Israel Calls a Man a “Terrorist” Until They Realized He Was an Israeli Jew - 3eto
https://theintercept.com/2015/10/22/israel-calls-a-man-its-soldiers-killed-a-terrorist-until-they-realized-he-was-an-israeli-jew/
======
NumberSix
This is the definition of "terrorism" from the FBI web site:

[https://www.fbi.gov/about-
us/investigate/terrorism/terrorism...](https://www.fbi.gov/about-
us/investigate/terrorism/terrorism-definition)
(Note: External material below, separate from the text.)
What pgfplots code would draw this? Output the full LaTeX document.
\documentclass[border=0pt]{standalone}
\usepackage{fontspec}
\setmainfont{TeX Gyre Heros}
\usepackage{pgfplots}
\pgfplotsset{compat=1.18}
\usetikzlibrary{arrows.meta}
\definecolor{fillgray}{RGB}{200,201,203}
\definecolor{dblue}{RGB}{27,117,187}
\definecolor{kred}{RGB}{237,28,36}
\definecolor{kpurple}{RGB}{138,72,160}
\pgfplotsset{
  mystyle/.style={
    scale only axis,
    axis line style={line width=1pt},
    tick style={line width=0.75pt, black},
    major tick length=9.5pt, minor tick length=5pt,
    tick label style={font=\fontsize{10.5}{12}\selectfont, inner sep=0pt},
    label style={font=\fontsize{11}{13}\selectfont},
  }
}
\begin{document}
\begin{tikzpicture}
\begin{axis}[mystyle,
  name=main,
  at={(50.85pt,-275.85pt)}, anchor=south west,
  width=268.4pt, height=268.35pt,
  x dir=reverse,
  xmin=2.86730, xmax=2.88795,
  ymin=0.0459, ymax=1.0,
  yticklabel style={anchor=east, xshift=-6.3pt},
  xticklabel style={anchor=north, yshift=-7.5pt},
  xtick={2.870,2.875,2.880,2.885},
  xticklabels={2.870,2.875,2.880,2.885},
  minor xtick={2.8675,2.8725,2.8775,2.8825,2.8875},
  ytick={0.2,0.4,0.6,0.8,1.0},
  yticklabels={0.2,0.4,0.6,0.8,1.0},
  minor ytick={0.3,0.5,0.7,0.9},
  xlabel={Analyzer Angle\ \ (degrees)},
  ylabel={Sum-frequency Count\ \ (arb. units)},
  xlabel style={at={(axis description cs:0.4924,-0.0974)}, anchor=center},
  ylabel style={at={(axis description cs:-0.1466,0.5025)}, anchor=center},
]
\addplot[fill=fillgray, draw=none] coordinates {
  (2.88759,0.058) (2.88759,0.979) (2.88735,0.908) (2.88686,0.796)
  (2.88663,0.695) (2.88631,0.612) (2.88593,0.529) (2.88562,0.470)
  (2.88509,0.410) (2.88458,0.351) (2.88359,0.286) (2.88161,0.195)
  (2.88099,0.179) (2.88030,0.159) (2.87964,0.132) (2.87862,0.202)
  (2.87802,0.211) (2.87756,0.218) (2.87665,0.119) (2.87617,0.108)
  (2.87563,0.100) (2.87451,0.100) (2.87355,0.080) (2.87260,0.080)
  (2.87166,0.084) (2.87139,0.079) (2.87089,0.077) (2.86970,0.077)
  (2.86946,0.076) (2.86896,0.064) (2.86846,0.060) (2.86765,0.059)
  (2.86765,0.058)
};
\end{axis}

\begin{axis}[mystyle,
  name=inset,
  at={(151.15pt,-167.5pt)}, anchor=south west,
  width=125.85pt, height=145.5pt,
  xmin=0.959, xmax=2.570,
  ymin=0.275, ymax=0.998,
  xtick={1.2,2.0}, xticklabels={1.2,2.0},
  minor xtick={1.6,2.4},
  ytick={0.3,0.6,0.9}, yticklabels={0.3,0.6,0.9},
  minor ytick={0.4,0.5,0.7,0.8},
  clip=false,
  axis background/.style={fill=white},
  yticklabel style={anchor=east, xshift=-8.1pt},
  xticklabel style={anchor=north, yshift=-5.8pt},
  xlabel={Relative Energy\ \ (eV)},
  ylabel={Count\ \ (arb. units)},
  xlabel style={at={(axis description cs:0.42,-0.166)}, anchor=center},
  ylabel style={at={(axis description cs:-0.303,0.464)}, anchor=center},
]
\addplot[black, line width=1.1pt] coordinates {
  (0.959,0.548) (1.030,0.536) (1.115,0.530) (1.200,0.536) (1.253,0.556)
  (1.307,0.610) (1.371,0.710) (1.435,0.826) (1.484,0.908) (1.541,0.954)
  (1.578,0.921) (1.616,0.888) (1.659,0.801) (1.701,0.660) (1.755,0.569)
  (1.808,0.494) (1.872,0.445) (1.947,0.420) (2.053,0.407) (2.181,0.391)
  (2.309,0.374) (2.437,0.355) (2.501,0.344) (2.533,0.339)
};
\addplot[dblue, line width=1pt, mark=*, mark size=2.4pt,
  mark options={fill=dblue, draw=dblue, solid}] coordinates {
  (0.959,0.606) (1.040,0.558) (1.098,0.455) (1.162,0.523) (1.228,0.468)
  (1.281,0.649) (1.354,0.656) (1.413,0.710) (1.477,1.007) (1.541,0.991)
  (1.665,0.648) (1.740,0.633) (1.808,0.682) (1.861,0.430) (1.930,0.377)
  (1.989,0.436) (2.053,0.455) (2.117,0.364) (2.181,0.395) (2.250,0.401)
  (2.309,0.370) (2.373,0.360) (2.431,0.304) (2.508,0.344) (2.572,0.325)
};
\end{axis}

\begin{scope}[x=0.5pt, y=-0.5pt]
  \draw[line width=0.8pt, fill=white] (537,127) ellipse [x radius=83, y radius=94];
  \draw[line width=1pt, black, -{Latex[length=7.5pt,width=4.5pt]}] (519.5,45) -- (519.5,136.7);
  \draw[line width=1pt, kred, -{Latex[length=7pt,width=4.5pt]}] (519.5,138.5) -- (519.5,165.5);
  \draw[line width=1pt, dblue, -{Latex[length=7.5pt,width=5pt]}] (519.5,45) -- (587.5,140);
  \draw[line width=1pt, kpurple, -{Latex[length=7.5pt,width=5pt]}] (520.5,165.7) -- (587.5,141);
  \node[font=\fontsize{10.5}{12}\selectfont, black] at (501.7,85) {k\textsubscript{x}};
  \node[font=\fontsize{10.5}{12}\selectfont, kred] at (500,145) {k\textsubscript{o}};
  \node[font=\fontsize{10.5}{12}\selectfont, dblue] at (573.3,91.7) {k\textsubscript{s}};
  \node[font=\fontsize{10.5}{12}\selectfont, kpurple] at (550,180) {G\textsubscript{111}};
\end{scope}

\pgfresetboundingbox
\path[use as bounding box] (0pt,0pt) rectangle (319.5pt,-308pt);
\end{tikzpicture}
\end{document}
Note that whether something is classified as terrorism depends on the intent
or purpose of the act, not the act, the number of people killed, weapons used,
or other measurable characteristics of the act. Thus a mentally ill person who
murders a large number of people as sacrifices to the great god Cthulhu would
not be classified as a terrorist because he lacks the political intent, even
though the actual crime might be identical in all other respects to the
actions of a "terrorist".

Incidentally, Glenn Greenwald is an attorney and surely well aware of the
legal definitions of terrorist.

Definitions of Terrorism in the U.S. Code

18 U.S.C. § 2331 defines "international terrorism" and "domestic terrorism"
for purposes of Chapter 113B of the Code, entitled "Terrorism”:

"International terrorism" means activities with the following three
characteristics:

    
    
        Involve violent acts or acts dangerous to human life that violate federal or state law;
        Appear to be intended (i) to intimidate or coerce a civilian population; (ii) to influence the policy of a government by intimidation or coercion; or (iii) to affect the conduct of a government by mass destruction, assassination, or kidnapping; and
        Occur primarily outside the territorial jurisdiction of the U.S., or transcend national boundaries in terms of the means by which they are accomplished, the persons they appear intended to intimidate or coerce, or the locale in which their perpetrators operate or seek asylum.*
    

"Domestic terrorism" means activities with the following three
characteristics:

    
    
        Involve acts dangerous to human life that violate federal or state law;
        Appear intended (i) to intimidate or coerce a civilian population; (ii) to influence the policy of a government by intimidation or coercion; or (iii) to affect the conduct of a government by mass destruction, assassination. or kidnapping; and
        Occur primarily within the territorial jurisdiction of the U.S.
    

18 U.S.C. § 2332b defines the term "federal crime of terrorism" as an offense
that:

    
    
        Is calculated to influence or affect the conduct of government by intimidation or coercion, or to retaliate against government conduct; and
        Is a violation of one of several listed statutes, including § 930(c) (relating to killing or attempted killing during an attack on a federal facility with a dangerous weapon); and § 1114 (relating to killing or attempted killing of officers and employees of the U.S.).
    

* FISA defines "international terrorism" in a nearly identical way, replacing "primarily" outside the U.S. with "totally" outside the U.S. 50 U.S.C. § 1801(c).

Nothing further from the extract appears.